### THE PROBLEM
Carry none of the pictures over; write out the complete data exactly.

### SOURCE EXCERPT
▬▬▬
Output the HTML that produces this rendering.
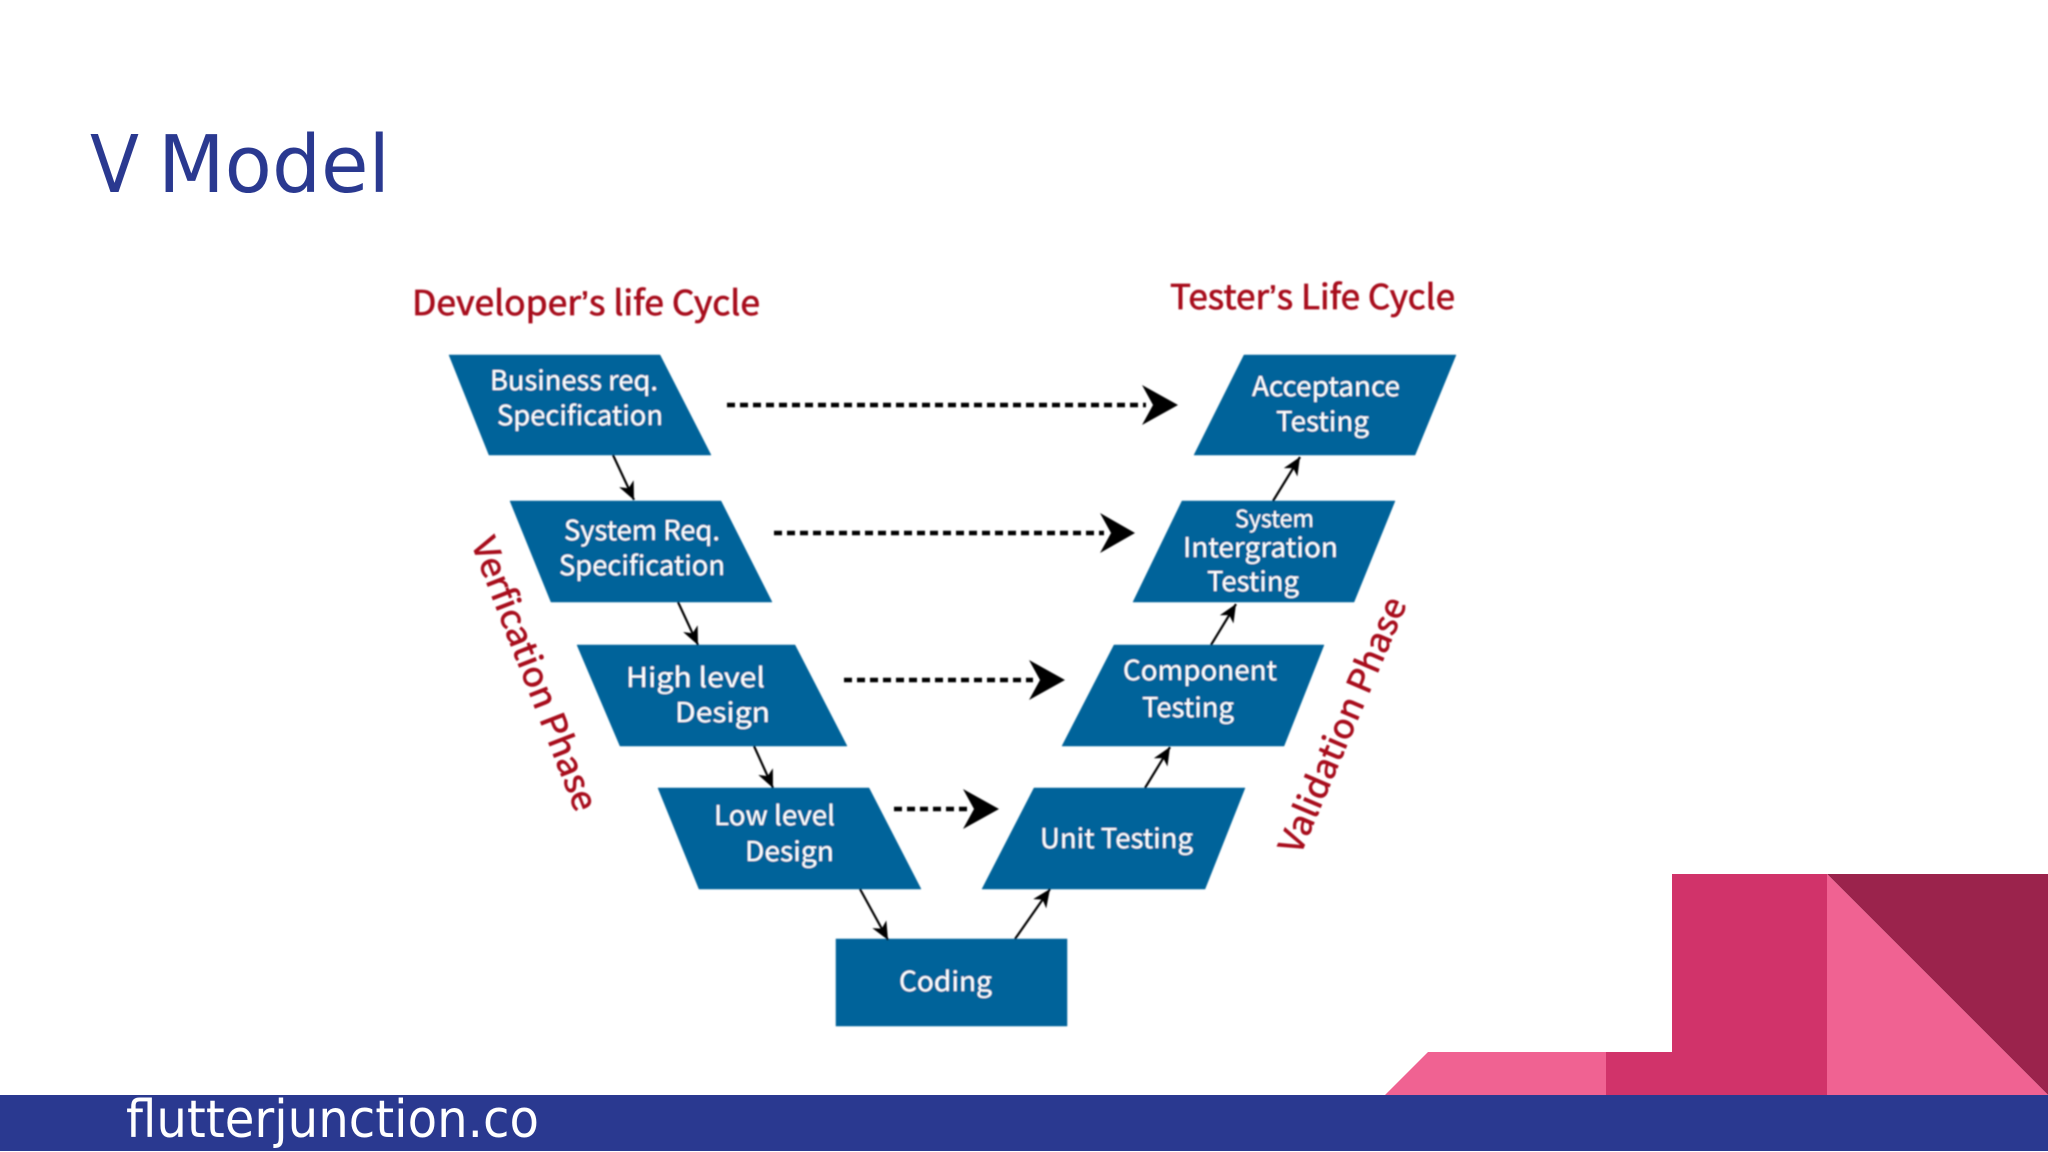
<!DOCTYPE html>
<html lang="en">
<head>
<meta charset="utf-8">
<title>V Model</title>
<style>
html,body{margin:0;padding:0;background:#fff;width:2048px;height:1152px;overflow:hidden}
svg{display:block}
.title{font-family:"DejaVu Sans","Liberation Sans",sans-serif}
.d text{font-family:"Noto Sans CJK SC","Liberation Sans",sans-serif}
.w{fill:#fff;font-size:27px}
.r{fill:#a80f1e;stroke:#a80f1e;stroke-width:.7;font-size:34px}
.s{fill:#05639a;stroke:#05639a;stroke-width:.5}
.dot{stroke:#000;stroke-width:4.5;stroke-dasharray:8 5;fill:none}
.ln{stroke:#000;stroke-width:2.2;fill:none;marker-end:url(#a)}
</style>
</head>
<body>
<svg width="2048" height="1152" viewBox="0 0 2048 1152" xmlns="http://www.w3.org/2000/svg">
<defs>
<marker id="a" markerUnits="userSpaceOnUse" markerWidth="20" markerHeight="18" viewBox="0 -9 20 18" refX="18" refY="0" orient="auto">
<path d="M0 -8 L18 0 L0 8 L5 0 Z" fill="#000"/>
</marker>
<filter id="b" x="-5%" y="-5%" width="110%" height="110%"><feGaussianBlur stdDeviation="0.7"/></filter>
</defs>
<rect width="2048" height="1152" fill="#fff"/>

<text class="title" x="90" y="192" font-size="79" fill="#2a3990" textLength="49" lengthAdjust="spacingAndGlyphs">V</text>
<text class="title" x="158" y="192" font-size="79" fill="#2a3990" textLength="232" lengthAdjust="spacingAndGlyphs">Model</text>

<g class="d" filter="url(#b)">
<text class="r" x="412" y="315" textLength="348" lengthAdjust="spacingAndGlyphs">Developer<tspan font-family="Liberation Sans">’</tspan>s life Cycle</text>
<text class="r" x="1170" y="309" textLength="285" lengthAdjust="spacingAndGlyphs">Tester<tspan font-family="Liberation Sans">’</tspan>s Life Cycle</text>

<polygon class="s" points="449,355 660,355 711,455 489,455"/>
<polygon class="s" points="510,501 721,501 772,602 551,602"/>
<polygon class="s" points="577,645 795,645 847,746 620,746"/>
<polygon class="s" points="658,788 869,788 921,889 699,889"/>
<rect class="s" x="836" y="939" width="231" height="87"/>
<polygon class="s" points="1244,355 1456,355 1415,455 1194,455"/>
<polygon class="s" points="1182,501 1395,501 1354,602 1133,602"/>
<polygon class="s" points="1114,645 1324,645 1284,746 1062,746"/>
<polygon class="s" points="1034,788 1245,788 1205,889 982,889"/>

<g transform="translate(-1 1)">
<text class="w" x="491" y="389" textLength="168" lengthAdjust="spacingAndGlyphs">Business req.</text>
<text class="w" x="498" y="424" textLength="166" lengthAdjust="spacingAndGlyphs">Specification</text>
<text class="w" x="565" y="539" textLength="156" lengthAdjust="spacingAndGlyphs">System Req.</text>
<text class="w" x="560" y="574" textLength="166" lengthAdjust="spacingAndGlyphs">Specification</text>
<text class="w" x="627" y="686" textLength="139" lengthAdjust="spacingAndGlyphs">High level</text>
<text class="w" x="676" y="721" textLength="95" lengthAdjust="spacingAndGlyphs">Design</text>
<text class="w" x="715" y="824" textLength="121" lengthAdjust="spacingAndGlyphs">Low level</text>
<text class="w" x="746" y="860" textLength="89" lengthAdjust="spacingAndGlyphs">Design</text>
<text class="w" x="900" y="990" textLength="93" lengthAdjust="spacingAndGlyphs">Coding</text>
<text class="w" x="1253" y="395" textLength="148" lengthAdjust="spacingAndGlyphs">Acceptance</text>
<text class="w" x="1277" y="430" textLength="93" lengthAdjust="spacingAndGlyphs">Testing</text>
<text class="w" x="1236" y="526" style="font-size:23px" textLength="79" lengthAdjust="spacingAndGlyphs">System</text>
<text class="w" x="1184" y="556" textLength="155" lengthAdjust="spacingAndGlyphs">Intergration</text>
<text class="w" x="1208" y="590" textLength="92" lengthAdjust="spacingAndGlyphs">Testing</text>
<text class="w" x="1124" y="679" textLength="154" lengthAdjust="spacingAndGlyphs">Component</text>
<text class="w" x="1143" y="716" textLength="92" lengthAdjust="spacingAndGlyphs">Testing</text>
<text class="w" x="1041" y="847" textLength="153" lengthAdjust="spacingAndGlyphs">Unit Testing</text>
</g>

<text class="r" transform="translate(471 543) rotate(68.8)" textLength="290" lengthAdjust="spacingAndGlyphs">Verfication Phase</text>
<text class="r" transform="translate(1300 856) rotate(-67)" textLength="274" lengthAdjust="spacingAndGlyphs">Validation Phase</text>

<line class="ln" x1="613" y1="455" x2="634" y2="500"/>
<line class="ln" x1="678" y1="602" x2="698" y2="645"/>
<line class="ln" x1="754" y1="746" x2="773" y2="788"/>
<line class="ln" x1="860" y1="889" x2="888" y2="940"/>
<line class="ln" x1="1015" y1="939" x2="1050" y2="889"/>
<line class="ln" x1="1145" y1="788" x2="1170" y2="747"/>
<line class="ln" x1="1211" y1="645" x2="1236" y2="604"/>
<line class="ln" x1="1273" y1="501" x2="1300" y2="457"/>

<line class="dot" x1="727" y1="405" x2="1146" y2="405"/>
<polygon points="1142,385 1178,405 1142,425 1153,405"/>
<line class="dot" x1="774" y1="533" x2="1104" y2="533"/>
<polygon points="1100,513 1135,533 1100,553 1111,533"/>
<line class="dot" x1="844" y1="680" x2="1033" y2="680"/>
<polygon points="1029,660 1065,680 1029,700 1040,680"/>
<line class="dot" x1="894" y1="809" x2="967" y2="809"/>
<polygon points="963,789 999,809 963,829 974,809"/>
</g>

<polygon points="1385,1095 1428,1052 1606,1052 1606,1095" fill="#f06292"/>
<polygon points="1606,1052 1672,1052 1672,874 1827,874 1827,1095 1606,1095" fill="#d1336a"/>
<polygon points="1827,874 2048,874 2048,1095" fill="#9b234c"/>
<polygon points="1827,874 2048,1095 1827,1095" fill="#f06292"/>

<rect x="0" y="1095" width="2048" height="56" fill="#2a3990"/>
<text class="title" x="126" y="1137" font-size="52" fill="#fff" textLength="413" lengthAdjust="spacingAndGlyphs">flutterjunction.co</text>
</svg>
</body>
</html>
▬▬▬
### ANSWER TO THIS EXERCISE
Output the HTML that produces this rendering.
<!DOCTYPE html>
<html lang="en">
<head>
<meta charset="utf-8">
<title>V Model</title>
<style>
html,body{margin:0;padding:0;background:#fff;width:2048px;height:1152px;overflow:hidden}
svg{display:block}
.title{font-family:"DejaVu Sans","Liberation Sans",sans-serif}
.d text{font-family:"Noto Sans CJK SC","Liberation Sans",sans-serif}
.w{fill:#fff;font-size:27px}
.r{fill:#a80f1e;stroke:#a80f1e;stroke-width:.7;font-size:34px}
.s{fill:#05639a;stroke:#05639a;stroke-width:.5}
.dot{stroke:#000;stroke-width:4.5;stroke-dasharray:8 5;fill:none}
.ln{stroke:#000;stroke-width:2.2;fill:none;marker-end:url(#a)}
</style>
</head>
<body>
<svg width="2048" height="1152" viewBox="0 0 2048 1152" xmlns="http://www.w3.org/2000/svg">
<defs>
<marker id="a" markerUnits="userSpaceOnUse" markerWidth="20" markerHeight="18" viewBox="0 -9 20 18" refX="18" refY="0" orient="auto">
<path d="M0 -8 L18 0 L0 8 L5 0 Z" fill="#000"/>
</marker>
<filter id="b" x="-5%" y="-5%" width="110%" height="110%"><feGaussianBlur stdDeviation="0.7"/></filter>
</defs>
<rect width="2048" height="1152" fill="#fff"/>

<text class="title" x="90" y="192" font-size="79" fill="#2a3990" textLength="49" lengthAdjust="spacingAndGlyphs">V</text>
<text class="title" x="158" y="192" font-size="79" fill="#2a3990" textLength="232" lengthAdjust="spacingAndGlyphs">Model</text>

<g class="d" filter="url(#b)">
<text class="r" x="412" y="315" textLength="348" lengthAdjust="spacingAndGlyphs">Developer<tspan font-family="Liberation Sans">’</tspan>s life Cycle</text>
<text class="r" x="1170" y="309" textLength="285" lengthAdjust="spacingAndGlyphs">Tester<tspan font-family="Liberation Sans">’</tspan>s Life Cycle</text>

<polygon class="s" points="449,355 660,355 711,455 489,455"/>
<polygon class="s" points="510,501 721,501 772,602 551,602"/>
<polygon class="s" points="577,645 795,645 847,746 620,746"/>
<polygon class="s" points="658,788 869,788 921,889 699,889"/>
<rect class="s" x="836" y="939" width="231" height="87"/>
<polygon class="s" points="1244,355 1456,355 1415,455 1194,455"/>
<polygon class="s" points="1182,501 1395,501 1354,602 1133,602"/>
<polygon class="s" points="1114,645 1324,645 1284,746 1062,746"/>
<polygon class="s" points="1034,788 1245,788 1205,889 982,889"/>

<g transform="translate(-1 1)">
<text class="w" x="491" y="389" textLength="168" lengthAdjust="spacingAndGlyphs">Business req.</text>
<text class="w" x="498" y="424" textLength="166" lengthAdjust="spacingAndGlyphs">Specification</text>
<text class="w" x="565" y="539" textLength="156" lengthAdjust="spacingAndGlyphs">System Req.</text>
<text class="w" x="560" y="574" textLength="166" lengthAdjust="spacingAndGlyphs">Specification</text>
<text class="w" x="627" y="686" textLength="139" lengthAdjust="spacingAndGlyphs">High level</text>
<text class="w" x="676" y="721" textLength="95" lengthAdjust="spacingAndGlyphs">Design</text>
<text class="w" x="715" y="824" textLength="121" lengthAdjust="spacingAndGlyphs">Low level</text>
<text class="w" x="746" y="860" textLength="89" lengthAdjust="spacingAndGlyphs">Design</text>
<text class="w" x="900" y="990" textLength="93" lengthAdjust="spacingAndGlyphs">Coding</text>
<text class="w" x="1253" y="395" textLength="148" lengthAdjust="spacingAndGlyphs">Acceptance</text>
<text class="w" x="1277" y="430" textLength="93" lengthAdjust="spacingAndGlyphs">Testing</text>
<text class="w" x="1236" y="526" style="font-size:23px" textLength="79" lengthAdjust="spacingAndGlyphs">System</text>
<text class="w" x="1184" y="556" textLength="155" lengthAdjust="spacingAndGlyphs">Intergration</text>
<text class="w" x="1208" y="590" textLength="92" lengthAdjust="spacingAndGlyphs">Testing</text>
<text class="w" x="1124" y="679" textLength="154" lengthAdjust="spacingAndGlyphs">Component</text>
<text class="w" x="1143" y="716" textLength="92" lengthAdjust="spacingAndGlyphs">Testing</text>
<text class="w" x="1041" y="847" textLength="153" lengthAdjust="spacingAndGlyphs">Unit Testing</text>
</g>

<text class="r" transform="translate(471 543) rotate(68.8)" textLength="290" lengthAdjust="spacingAndGlyphs">Verfication Phase</text>
<text class="r" transform="translate(1300 856) rotate(-67)" textLength="274" lengthAdjust="spacingAndGlyphs">Validation Phase</text>

<line class="ln" x1="613" y1="455" x2="634" y2="500"/>
<line class="ln" x1="678" y1="602" x2="698" y2="645"/>
<line class="ln" x1="754" y1="746" x2="773" y2="788"/>
<line class="ln" x1="860" y1="889" x2="888" y2="940"/>
<line class="ln" x1="1015" y1="939" x2="1050" y2="889"/>
<line class="ln" x1="1145" y1="788" x2="1170" y2="747"/>
<line class="ln" x1="1211" y1="645" x2="1236" y2="604"/>
<line class="ln" x1="1273" y1="501" x2="1300" y2="457"/>

<line class="dot" x1="727" y1="405" x2="1146" y2="405"/>
<polygon points="1142,385 1178,405 1142,425 1153,405"/>
<line class="dot" x1="774" y1="533" x2="1104" y2="533"/>
<polygon points="1100,513 1135,533 1100,553 1111,533"/>
<line class="dot" x1="844" y1="680" x2="1033" y2="680"/>
<polygon points="1029,660 1065,680 1029,700 1040,680"/>
<line class="dot" x1="894" y1="809" x2="967" y2="809"/>
<polygon points="963,789 999,809 963,829 974,809"/>
</g>

<polygon points="1385,1095 1428,1052 1606,1052 1606,1095" fill="#f06292"/>
<polygon points="1606,1052 1672,1052 1672,874 1827,874 1827,1095 1606,1095" fill="#d1336a"/>
<polygon points="1827,874 2048,874 2048,1095" fill="#9b234c"/>
<polygon points="1827,874 2048,1095 1827,1095" fill="#f06292"/>

<rect x="0" y="1095" width="2048" height="56" fill="#2a3990"/>
<text class="title" x="126" y="1137" font-size="52" fill="#fff" textLength="413" lengthAdjust="spacingAndGlyphs">flutterjunction.co</text>
</svg>
</body>
</html>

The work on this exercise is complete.